Task to carry out:
Will you print the material below without altering a single character?

Information shown:
+ + + + +

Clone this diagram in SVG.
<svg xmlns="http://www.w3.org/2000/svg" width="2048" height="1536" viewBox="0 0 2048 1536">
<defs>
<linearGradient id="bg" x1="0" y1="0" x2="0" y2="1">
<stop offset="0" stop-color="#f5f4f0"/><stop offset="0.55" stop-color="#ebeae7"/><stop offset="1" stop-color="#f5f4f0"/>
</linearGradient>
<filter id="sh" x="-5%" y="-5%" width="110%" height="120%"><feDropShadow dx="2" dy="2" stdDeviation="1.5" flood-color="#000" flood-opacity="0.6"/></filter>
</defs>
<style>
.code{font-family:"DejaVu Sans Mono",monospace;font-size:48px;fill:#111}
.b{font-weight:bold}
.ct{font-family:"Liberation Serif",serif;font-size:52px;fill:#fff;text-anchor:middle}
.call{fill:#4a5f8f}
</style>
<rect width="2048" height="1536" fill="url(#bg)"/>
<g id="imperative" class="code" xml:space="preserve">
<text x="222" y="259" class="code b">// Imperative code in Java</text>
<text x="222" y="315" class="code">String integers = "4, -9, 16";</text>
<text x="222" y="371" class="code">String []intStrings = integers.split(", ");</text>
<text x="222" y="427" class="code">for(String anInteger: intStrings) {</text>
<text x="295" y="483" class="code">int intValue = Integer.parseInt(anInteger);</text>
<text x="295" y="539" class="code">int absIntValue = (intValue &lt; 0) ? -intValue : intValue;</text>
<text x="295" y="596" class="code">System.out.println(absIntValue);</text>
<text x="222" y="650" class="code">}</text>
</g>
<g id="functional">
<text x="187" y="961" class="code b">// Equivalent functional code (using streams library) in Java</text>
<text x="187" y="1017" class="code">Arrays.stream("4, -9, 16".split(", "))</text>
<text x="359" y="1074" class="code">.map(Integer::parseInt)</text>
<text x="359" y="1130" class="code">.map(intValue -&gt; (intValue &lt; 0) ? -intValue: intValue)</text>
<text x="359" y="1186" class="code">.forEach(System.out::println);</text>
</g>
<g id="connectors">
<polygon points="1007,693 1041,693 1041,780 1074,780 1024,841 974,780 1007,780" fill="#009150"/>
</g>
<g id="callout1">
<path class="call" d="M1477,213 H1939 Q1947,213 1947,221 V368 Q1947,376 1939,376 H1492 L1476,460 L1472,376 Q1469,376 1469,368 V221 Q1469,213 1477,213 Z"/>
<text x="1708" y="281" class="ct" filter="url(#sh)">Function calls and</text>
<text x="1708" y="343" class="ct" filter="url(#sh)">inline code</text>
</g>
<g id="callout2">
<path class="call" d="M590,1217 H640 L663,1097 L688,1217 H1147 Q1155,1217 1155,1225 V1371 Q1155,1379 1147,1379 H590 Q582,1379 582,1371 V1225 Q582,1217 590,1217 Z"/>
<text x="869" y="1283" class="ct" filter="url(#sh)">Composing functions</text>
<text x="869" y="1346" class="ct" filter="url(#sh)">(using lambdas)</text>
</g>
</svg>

+ + + + +

Response to the task:
Clone this diagram in SVG.
<svg xmlns="http://www.w3.org/2000/svg" width="2048" height="1536" viewBox="0 0 2048 1536">
<defs>
<linearGradient id="bg" x1="0" y1="0" x2="0" y2="1">
<stop offset="0" stop-color="#f5f4f0"/><stop offset="0.55" stop-color="#ebeae7"/><stop offset="1" stop-color="#f5f4f0"/>
</linearGradient>
<filter id="sh" x="-5%" y="-5%" width="110%" height="120%"><feDropShadow dx="2" dy="2" stdDeviation="1.5" flood-color="#000" flood-opacity="0.6"/></filter>
</defs>
<style>
.code{font-family:"DejaVu Sans Mono",monospace;font-size:48px;fill:#111}
.b{font-weight:bold}
.ct{font-family:"Liberation Serif",serif;font-size:52px;fill:#fff;text-anchor:middle}
.call{fill:#4a5f8f}
</style>
<rect width="2048" height="1536" fill="url(#bg)"/>
<g id="imperative" class="code" xml:space="preserve">
<text x="222" y="259" class="code b">// Imperative code in Java</text>
<text x="222" y="315" class="code">String integers = "4, -9, 16";</text>
<text x="222" y="371" class="code">String []intStrings = integers.split(", ");</text>
<text x="222" y="427" class="code">for(String anInteger: intStrings) {</text>
<text x="295" y="483" class="code">int intValue = Integer.parseInt(anInteger);</text>
<text x="295" y="539" class="code">int absIntValue = (intValue &lt; 0) ? -intValue : intValue;</text>
<text x="295" y="596" class="code">System.out.println(absIntValue);</text>
<text x="222" y="650" class="code">}</text>
</g>
<g id="functional">
<text x="187" y="961" class="code b">// Equivalent functional code (using streams library) in Java</text>
<text x="187" y="1017" class="code">Arrays.stream("4, -9, 16".split(", "))</text>
<text x="359" y="1074" class="code">.map(Integer::parseInt)</text>
<text x="359" y="1130" class="code">.map(intValue -&gt; (intValue &lt; 0) ? -intValue: intValue)</text>
<text x="359" y="1186" class="code">.forEach(System.out::println);</text>
</g>
<g id="connectors">
<polygon points="1007,693 1041,693 1041,780 1074,780 1024,841 974,780 1007,780" fill="#009150"/>
</g>
<g id="callout1">
<path class="call" d="M1477,213 H1939 Q1947,213 1947,221 V368 Q1947,376 1939,376 H1492 L1476,460 L1472,376 Q1469,376 1469,368 V221 Q1469,213 1477,213 Z"/>
<text x="1708" y="281" class="ct" filter="url(#sh)">Function calls and</text>
<text x="1708" y="343" class="ct" filter="url(#sh)">inline code</text>
</g>
<g id="callout2">
<path class="call" d="M590,1217 H640 L663,1097 L688,1217 H1147 Q1155,1217 1155,1225 V1371 Q1155,1379 1147,1379 H590 Q582,1379 582,1371 V1225 Q582,1217 590,1217 Z"/>
<text x="869" y="1283" class="ct" filter="url(#sh)">Composing functions</text>
<text x="869" y="1346" class="ct" filter="url(#sh)">(using lambdas)</text>
</g>
</svg>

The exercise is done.